* INSTRUCTIONS TO FOLLOW: Omit the pictures and output every entry below exactly as written.

:: DATA FOR THE TASK ::

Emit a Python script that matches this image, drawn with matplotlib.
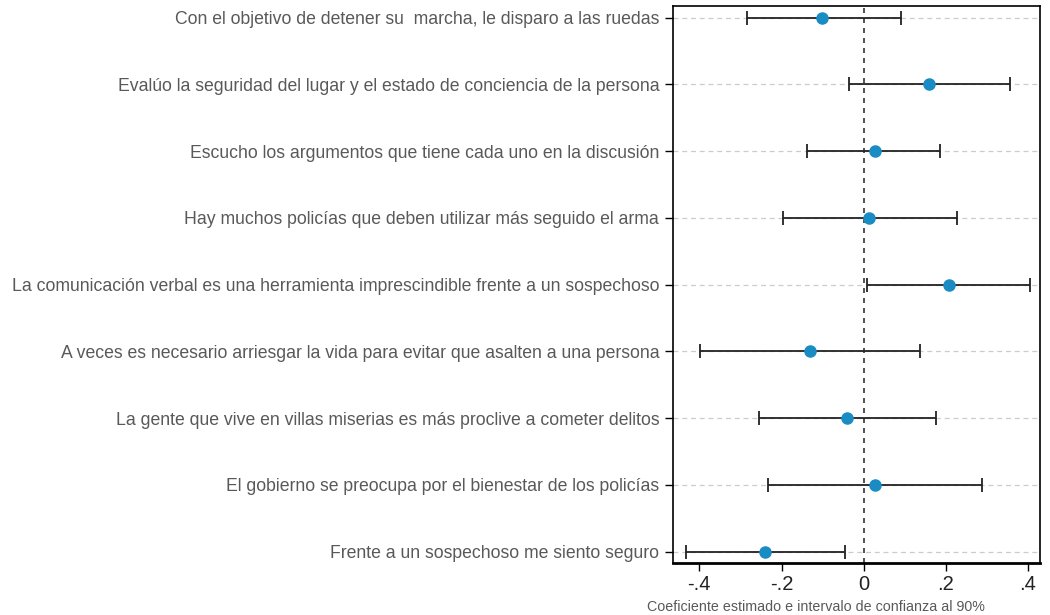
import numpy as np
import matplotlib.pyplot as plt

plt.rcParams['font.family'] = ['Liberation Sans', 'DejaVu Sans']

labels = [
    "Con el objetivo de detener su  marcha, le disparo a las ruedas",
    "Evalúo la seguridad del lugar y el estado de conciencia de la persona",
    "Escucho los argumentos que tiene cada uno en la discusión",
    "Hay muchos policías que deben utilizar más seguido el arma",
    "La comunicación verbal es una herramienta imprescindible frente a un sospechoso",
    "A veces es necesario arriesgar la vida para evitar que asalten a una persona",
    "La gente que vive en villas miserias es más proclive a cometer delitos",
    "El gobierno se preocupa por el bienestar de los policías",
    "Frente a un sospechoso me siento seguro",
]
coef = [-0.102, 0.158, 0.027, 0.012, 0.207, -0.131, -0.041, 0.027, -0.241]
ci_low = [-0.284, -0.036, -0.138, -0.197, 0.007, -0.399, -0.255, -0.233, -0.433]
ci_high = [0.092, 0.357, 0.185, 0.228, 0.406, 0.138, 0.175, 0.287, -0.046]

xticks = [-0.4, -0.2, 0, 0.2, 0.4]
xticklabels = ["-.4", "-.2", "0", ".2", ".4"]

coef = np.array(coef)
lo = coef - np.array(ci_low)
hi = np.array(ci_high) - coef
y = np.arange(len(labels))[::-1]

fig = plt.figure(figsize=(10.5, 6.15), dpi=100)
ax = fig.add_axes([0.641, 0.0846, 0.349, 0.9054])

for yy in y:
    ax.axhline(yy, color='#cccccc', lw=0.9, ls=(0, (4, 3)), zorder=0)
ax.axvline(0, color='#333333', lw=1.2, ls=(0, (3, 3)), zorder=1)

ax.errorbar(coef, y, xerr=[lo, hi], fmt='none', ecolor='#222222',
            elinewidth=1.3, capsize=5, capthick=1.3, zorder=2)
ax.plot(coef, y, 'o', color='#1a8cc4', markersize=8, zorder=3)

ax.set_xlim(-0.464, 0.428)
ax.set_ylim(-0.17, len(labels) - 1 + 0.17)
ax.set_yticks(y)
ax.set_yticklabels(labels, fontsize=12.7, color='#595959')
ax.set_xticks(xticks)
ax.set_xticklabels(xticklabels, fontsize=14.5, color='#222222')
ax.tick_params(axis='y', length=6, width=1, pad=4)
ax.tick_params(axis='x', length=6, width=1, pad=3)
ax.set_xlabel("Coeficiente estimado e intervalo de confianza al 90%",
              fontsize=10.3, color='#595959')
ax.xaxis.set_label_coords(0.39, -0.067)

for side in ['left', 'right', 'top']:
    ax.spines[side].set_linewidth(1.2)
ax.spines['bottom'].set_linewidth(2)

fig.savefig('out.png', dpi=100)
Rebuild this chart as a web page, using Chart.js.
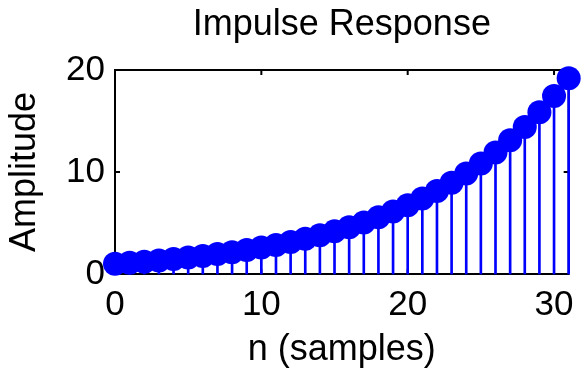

:::

* FINISHED TASK:
Emit a Python script that matches this image, drawn with matplotlib.
import numpy as np
import matplotlib.pyplot as plt

plt.rcParams['font.family'] = ['Liberation Sans', 'DejaVu Sans']

labels = [
    "Con el objetivo de detener su  marcha, le disparo a las ruedas",
    "Evalúo la seguridad del lugar y el estado de conciencia de la persona",
    "Escucho los argumentos que tiene cada uno en la discusión",
    "Hay muchos policías que deben utilizar más seguido el arma",
    "La comunicación verbal es una herramienta imprescindible frente a un sospechoso",
    "A veces es necesario arriesgar la vida para evitar que asalten a una persona",
    "La gente que vive en villas miserias es más proclive a cometer delitos",
    "El gobierno se preocupa por el bienestar de los policías",
    "Frente a un sospechoso me siento seguro",
]
coef = [-0.102, 0.158, 0.027, 0.012, 0.207, -0.131, -0.041, 0.027, -0.241]
ci_low = [-0.284, -0.036, -0.138, -0.197, 0.007, -0.399, -0.255, -0.233, -0.433]
ci_high = [0.092, 0.357, 0.185, 0.228, 0.406, 0.138, 0.175, 0.287, -0.046]

xticks = [-0.4, -0.2, 0, 0.2, 0.4]
xticklabels = ["-.4", "-.2", "0", ".2", ".4"]

coef = np.array(coef)
lo = coef - np.array(ci_low)
hi = np.array(ci_high) - coef
y = np.arange(len(labels))[::-1]

fig = plt.figure(figsize=(10.5, 6.15), dpi=100)
ax = fig.add_axes([0.641, 0.0846, 0.349, 0.9054])

for yy in y:
    ax.axhline(yy, color='#cccccc', lw=0.9, ls=(0, (4, 3)), zorder=0)
ax.axvline(0, color='#333333', lw=1.2, ls=(0, (3, 3)), zorder=1)

ax.errorbar(coef, y, xerr=[lo, hi], fmt='none', ecolor='#222222',
            elinewidth=1.3, capsize=5, capthick=1.3, zorder=2)
ax.plot(coef, y, 'o', color='#1a8cc4', markersize=8, zorder=3)

ax.set_xlim(-0.464, 0.428)
ax.set_ylim(-0.17, len(labels) - 1 + 0.17)
ax.set_yticks(y)
ax.set_yticklabels(labels, fontsize=12.7, color='#595959')
ax.set_xticks(xticks)
ax.set_xticklabels(xticklabels, fontsize=14.5, color='#222222')
ax.tick_params(axis='y', length=6, width=1, pad=4)
ax.tick_params(axis='x', length=6, width=1, pad=3)
ax.set_xlabel("Coeficiente estimado e intervalo de confianza al 90%",
              fontsize=10.3, color='#595959')
ax.xaxis.set_label_coords(0.39, -0.067)

for side in ['left', 'right', 'top']:
    ax.spines[side].set_linewidth(1.2)
ax.spines['bottom'].set_linewidth(2)

fig.savefig('out.png', dpi=100)
Rebuild this chart as a web page, using Chart.js.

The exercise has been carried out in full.